Wenn das Haus für 12 Millionen verkauft werden soll, müsste der Mietzins also zwingend steigen. Dies wäre aber nur bei einer Leerkündigung der Mieterschaft mit anschliessender Totalsanierung möglich. Doch Meierhans ist sich sicher: «Das Haus ist saniert, da muss man nichts machen.» Wenn es nach ihm gehe, würde er höchstens die Wände neu streichen. Alles andere wäre schade um die antike Bausubstanz.
Bruno Meierhans weiss, dass er monatlich für jede Wohnung auch 500 Franken mehr verlangen könnte. Doch er ist nicht darauf angewiesen. Nach eigenen Angaben besitze er Immobilien im Wert von 100 Millionen Franken und verdiene mit den Mieterträgen genug Geld. Er wohnt in einem Schloss umgeben von Wasser, Zypressen, mehreren Luxusautos und einem eigenen kleinen Wald. In seiner Festung kann er sich zurückziehen – weit weg vom Alltag gewöhnlicher Mieter:innen. Die Frage, wie sich ein Kauf von 12 Millionen lohnen soll, ohne dass die jetzige Mieterschaft vertrieben wird, beantwortet der 73-Jährige geheimnisvoll: «Das ganze Leben lohnt sich nicht.»
Für Meierhans selbst gilt diese Weisheit jedoch nicht. Er scheint alles richtig gemacht zu haben. Auch kann man ihm lediglich vorwerfen, dass ihm antike Türen wichtiger seien als seine Mieterschaft. Er lebt in seinem Schloss und verweigert den direkten Kontakt zu jenen Menschen, die mit ihren Mieten seinen Lebensunterhalt finanzieren.

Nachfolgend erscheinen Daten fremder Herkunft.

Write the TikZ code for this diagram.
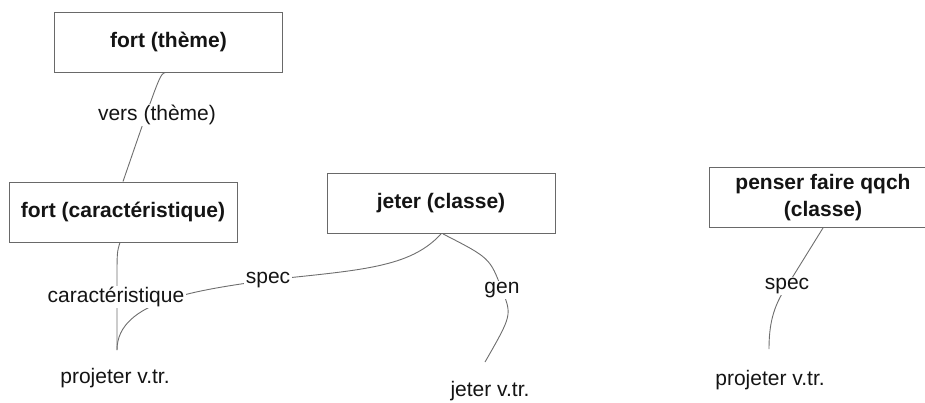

Der Hausbesitzer muss nicht an sie denken und sich auch nicht mit ihnen solidarisieren. Für ihn ist der Immobilienmarkt ein Kapitalmarkt und mit dem Preis herunterzugehen keine Option. Er hat Zeit und Geduld. Den Preis von 12 Millionen wird früher oder später jemand mit genug Willen zur Renditemaximierung bereit sein zu bezahlen. Bis dahin kann Meierhans in Ruhe einen neuen Stall für seine Hühner errichten.